We did eventually locate Michelangelo; Beanie enjoyed it. It will not surprise you that today I gave her From the Mixed-Up Files of Mrs. Basil E. Frankenweiler. Rose recently finished Pride and Prejudice for the first time and announced that she would have liked it very much if only it contained more fantasy and adventure. If, in short, it had been more like a Warriors book. 😉
We have one chapter left in The Family Under the Bridge. As for young Mr. Copperfield, he has only just arrived in Yarmouth, where his vague misgivings about Mr. Murdstone have been swept out of his mind by the miracle of a house made out of an old boat.
“…The wonderful charm of it was, that it was a real boat which had no doubt been upon the water hundreds of times, and which had never been intended to be lived in, on dry land.
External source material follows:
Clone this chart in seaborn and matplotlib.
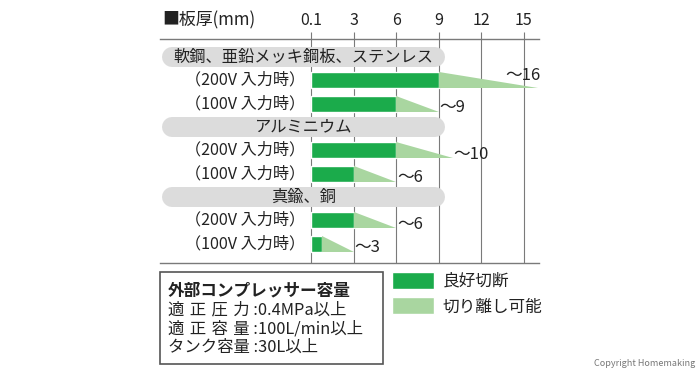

That was the captivation of it to me. If it had ever been meant to be lived in, I might have thought it small, or inconvenient, or lonely; but never having been designed for any such use, it became a perfect abode.”
January 17, 2012 @ 8:43 pm | Filed under:
Rilla
Well, not a story, really, just a funny moment. She misheard me about the title of Katy No-Pocket: “Kangaroo Market? That sounds like a good story.”
It does, rather! Hmm…
Today Rilla asked me to “draw something for her to copy.” I wasn’t clear what this meant, at first. She explained that she likes to find drawings by her big sisters and copy them herself. Now she wanted to copy one of mine. “A ballerina, please.”
I began to sketch a head, trying to keep it simple. But I’d barely reached the shoulders when Rilla shook her head, distressed. “Um, not that kind, Mommy. Not the kind that looks like a real person.” (Worth noting: there was no danger of my lopsided ballerina looking real. Or even human, really. There’s a reason I’m a word person, not a picture one.)
But it was clear she had something specific in mind, so I pressed for enlightenment. “What kind did you want?”
“I’ll show you. Like the one in this picture.”
She scurried off and came back with a lovely crayon rendering of a pink ballerina. That she had drawn herself.
“Draw it just like this, Mommy. So I can copy it.”